**Directions**
Retype, exactly as they stand, the lines from the start of the data to the line that contains "plt.rcParams['hatch.linewidth'] = 0.9", both ends included. Leave the pictures out.

===============

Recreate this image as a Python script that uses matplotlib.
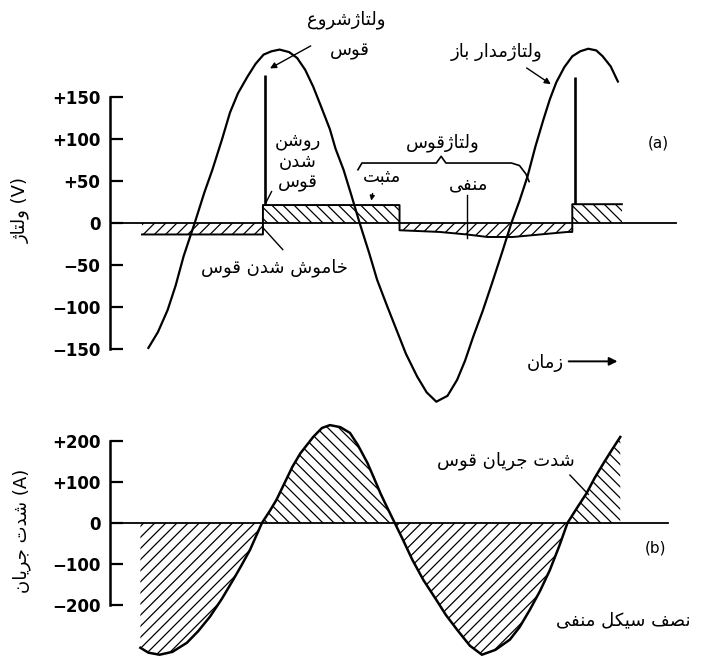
import numpy as np
import matplotlib.pyplot as plt

plt.rcParams['font.family'] = ['DejaVu Sans']
plt.rcParams['hatch.linewidth'] = 0.9

# time axis in ms (no ticks drawn on it)
# open-circuit (supply) voltage, V
t_supply = [2.4, 3.0, 3.6, 4.1, 4.6, 5.3, 5.9, 6.4, 7.0, 7.5, 8.0, 8.6, 9.1, 9.6, 10.1,
            10.6, 11.2, 11.7, 12.2, 12.7, 13.2, 13.75, 14.1, 14.6, 15.1, 15.6,
            16.2, 16.7, 17.3, 17.9, 18.5, 19.2, 19.8, 20.4, 21.1, 21.7, 22.2, 22.7,
            23.3, 23.9, 24.5, 25.1, 25.6, 26.1, 26.6, 27.1, 27.5, 27.9, 28.4, 28.9,
            29.4, 29.9, 30.4, 30.8, 31.3, 31.75]
v_supply = [-149, -130, -104, -75, -40, 0, 36, 63, 99, 131, 154, 174, 189, 200, 204,
            206, 203, 196, 182, 162, 138, 111, 88, 63, 32, 0,
            -36, -68, -98, -127, -156, -183, -202, -213, -206, -187, -164, -136,
            -105, -71, -36, 0, 26, 55, 91, 123, 147, 167, 185, 198,
            204, 207, 205, 198, 186, 168]

# arc voltage, V
t_arc = [2.0, 9.56, 9.56, 18.1, 18.1, 20.6, 22.3, 23.6, 25.2, 26.9, 28.6, 28.9, 28.9, 32.0]
v_arc = [-14, -14, 21, 21, -9, -11, -14, -17, -17, -14, -11, -11, 22, 22]

# re-ignition voltage spikes
t_spike = [9.7, 29.05]
v_spike_base = [21, 22]
v_spike_top = [176, 173]

# arc current, A
t_cur = [1.9, 2.4, 3.1, 3.9, 4.8, 5.5, 6.25, 7.0, 7.7, 8.2, 8.75, 9.5, 10.0, 10.4,
         11.4, 11.9, 12.7, 13.25, 13.75, 14.4, 15.0, 15.5, 16.1, 16.5, 16.9, 17.3,
         17.8, 18.3, 18.9, 19.6, 20.4, 21.0, 21.7, 22.5, 23.25, 24.1, 25.0, 25.6,
         26.25, 26.9, 27.5, 28.1, 28.6, 29.2, 29.8, 30.3, 30.9, 31.4, 31.9]
i_cur = [-305, -317, -322, -315, -293, -265, -229, -185, -139, -105, -66, 0, 30, 56,
         137, 170, 210, 232, 239, 234, 220, 190, 146, 110, 73, 40,
         0, -40, -90, -140, -188, -225, -261, -300, -322, -310, -285, -255,
         -212, -165, -115, -55, 0, 37, 73, 110, 149, 180, 210]

volt_ticks = [-150, -100, -50, 0, 50, 100, 150]
volt_labels = ['−150', '−100', '−50', '0', '+50', '+100', '+150']
cur_ticks = [-200, -100, 0, 100, 200]
cur_labels = ['−200', '−100', '0', '+100', '+200']

# simple persian shaping (matplotlib does no arabic shaping)
FORMS = {
    'ا': (0xFE8D, 0xFE8E), 'د': (0xFEA9, 0xFEAA), 'ر': (0xFEAD, 0xFEAE),
    'ز': (0xFEAF, 0xFEB0), 'ژ': (0xFB8A, 0xFB8B), 'و': (0xFEED, 0xFEEE),
    'ب': (0xFE8F, 0xFE90, 0xFE91, 0xFE92), 'ت': (0xFE95, 0xFE96, 0xFE97, 0xFE98),
    'ث': (0xFE99, 0xFE9A, 0xFE9B, 0xFE9C), 'ج': (0xFE9D, 0xFE9E, 0xFE9F, 0xFEA0),
    'خ': (0xFEA5, 0xFEA6, 0xFEA7, 0xFEA8), 'س': (0xFEB1, 0xFEB2, 0xFEB3, 0xFEB4),
    'ش': (0xFEB5, 0xFEB6, 0xFEB7, 0xFEB8), 'ص': (0xFEB9, 0xFEBA, 0xFEBB, 0xFEBC),
    'ع': (0xFEC9, 0xFECA, 0xFECB, 0xFECC), 'ف': (0xFED1, 0xFED2, 0xFED3, 0xFED4),
    'ق': (0xFED5, 0xFED6, 0xFED7, 0xFED8), 'ل': (0xFEDD, 0xFEDE, 0xFEDF, 0xFEE0),
    'م': (0xFEE1, 0xFEE2, 0xFEE3, 0xFEE4), 'ن': (0xFEE5, 0xFEE6, 0xFEE7, 0xFEE8),
    'ک': (0xFB8E, 0xFB8F, 0xFB90, 0xFB91), 'ی': (0xFBFC, 0xFBFD, 0xFBFE, 0xFBFF),
}


def fa(text):
    out = []
    for i, c in enumerate(text):
        f = FORMS.get(c)
        if f is None:
            out.append(c)
            continue
        prev = text[i - 1] if i > 0 else ''
        nxt = text[i + 1] if i + 1 < len(text) else ''
        jp = prev in FORMS and len(FORMS[prev]) == 4
        jn = len(f) == 4 and nxt in FORMS
        k = 3 if (jp and jn) else 1 if jp else 2 if jn else 0
        out.append(chr(f[k]))
    return ''.join(reversed(out))


fig = plt.figure(figsize=(7.02, 6.58), dpi=100)
ax1 = fig.add_axes([0.1567, 0.3678, 0.826, 0.6322])
ax2 = fig.add_axes([0.1567, 0.0, 0.826, 0.367])

for ax in (ax1, ax2):
    ax.set_facecolor('none')
    for s in ('top', 'right', 'bottom'):
        ax.spines[s].set_visible(False)
    ax.spines['left'].set_linewidth(1.8)
    ax.set_xticks([])
    ax.set_xlim(0, 36.25)
    ax.tick_params(axis='y', direction='in', length=9, width=1.6, labelsize=12, pad=7)
    for lab in ax.get_yticklabels():
        lab.set_fontweight('bold')

# ---- (a) voltage ----
ax1.set_ylim(-230, 265)
ax1.spines['left'].set_bounds(-150, 150)
ax1.set_yticks(volt_ticks)
ax1.set_yticklabels(volt_labels, fontweight='bold')
ax1.plot([0, 35.4], [0, 0], color='black', lw=1.3)

ta = np.array(t_arc)
va = np.array(v_arc)
ax1.fill_between(ta, va, 0, where=va > 0, facecolor='none', edgecolor='black', lw=0, hatch='\\\\\\')
ax1.fill_between(ta, va, 0, where=va < 0, facecolor='none', edgecolor='black', lw=0, hatch='///')
ax1.plot(t_arc, v_arc, color='black', lw=1.4)
ax1.vlines(t_spike, v_spike_base, v_spike_top, color='black', lw=1.9)
ax1.plot(t_supply, v_supply, color='black', lw=1.6)

fs = 13
ax1.text(14.75, 242, fa('ولتاژشروع'), ha='center', va='center', fontsize=fs)
ax1.text(15.0, 204, fa('قوس'), ha='center', va='center', fontsize=fs)
ax1.annotate('', xy=(9.85, 182), xytext=(12.7, 212),
             arrowprops=dict(arrowstyle='-|>', color='black', lw=1.0, mutation_scale=9))
ax1.text(11.75, 72, '\n'.join(fa(w) for w in ['روشن', 'شدن', 'قوس']),
         ha='center', va='center', fontsize=fs, linespacing=1.2, multialignment='center')
ax1.plot([10.1, 9.75], [37, 24], color='black', lw=1.0)
ax1.text(10.3, -53, fa('خاموش شدن قوس'), ha='center', va='center', fontsize=fs)
ax1.plot([9.56, 10.8], [-6, -32], color='black', lw=1.0)
ax1.text(24.2, 204, fa('ولتاژمدار باز'), ha='center', va='center', fontsize=fs)
ax1.annotate('', xy=(27.7, 163), xytext=(25.9, 186),
             arrowprops=dict(arrowstyle='-|>', color='black', lw=1.0, mutation_scale=9))
ax1.text(20.8, 95, fa('ولتاژقوس'), ha='center', va='center', fontsize=fs)
ax1.plot([15.5, 15.75, 20.4, 20.7, 21.0, 25.1, 25.6, 26.0, 26.2],
         [63, 71, 71, 79, 71, 71, 68, 58, 49], color='black', lw=1.2)
ax1.text(17.0, 55, fa('مثبت'), ha='center', va='center', fontsize=fs)
ax1.annotate('', xy=(16.3, 23), xytext=(16.45, 38),
             arrowprops=dict(arrowstyle='-|>', color='black', lw=1.0, mutation_scale=7))
ax1.text(22.4, 45, fa('منفی'), ha='center', va='center', fontsize=fs)
ax1.plot([22.3, 22.3], [33, -18], color='black', lw=1.0)
ax1.text(34.25, 95, '(a)', ha='center', va='center', fontsize=11)
ax1.text(28.4, -167, fa('زمان'), ha='right', va='center', fontsize=fs)
ax1.annotate('', xy=(31.9, -165), xytext=(28.5, -165),
             arrowprops=dict(arrowstyle='-|>', color='black', lw=1.4, mutation_scale=12))
ax1.text(-5.6, 15, fa('ولتاژ') + ' (V)', rotation=90, ha='center', va='center', fontsize=fs)

# ---- (b) current ----
ax2.set_ylim(-330, 260)
ax2.spines['left'].set_bounds(-200, 200)
ax2.set_yticks(cur_ticks)
ax2.set_yticklabels(cur_labels, fontweight='bold')
ax2.plot([-0.2, 34.9], [0, 0], color='black', lw=1.3)

tc = np.array(t_cur)
ic = np.array(i_cur)
ax2.fill_between(tc, ic, 0, where=ic >= 0, facecolor='none', edgecolor='black', lw=0,
                 hatch='\\\\\\', interpolate=True)
ax2.fill_between(tc, ic, 0, where=ic <= 0, facecolor='none', edgecolor='black', lw=0,
                 hatch='///', interpolate=True)
ax2.plot(t_cur, i_cur, color='black', lw=1.8)

ax2.text(24.75, 151, fa('شدت جریان قوس'), ha='center', va='center', fontsize=fs)
ax2.plot([28.75, 29.9], [117, 70], color='black', lw=1.0)
ax2.text(32.1, -237, fa('نصف سیکل منفی'), ha='center', va='center', fontsize=fs)
ax2.text(34.1, -61, '(b)', ha='center', va='center', fontsize=11)
ax2.text(-5.5, -20, fa('شدت جریان') + ' (A)', rotation=90, ha='center', va='center', fontsize=fs)

fig.savefig('out.png', dpi=100, facecolor='white')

===============

**Full answer**
Recreate this image as a Python script that uses matplotlib.
import numpy as np
import matplotlib.pyplot as plt

plt.rcParams['font.family'] = ['DejaVu Sans']
plt.rcParams['hatch.linewidth'] = 0.9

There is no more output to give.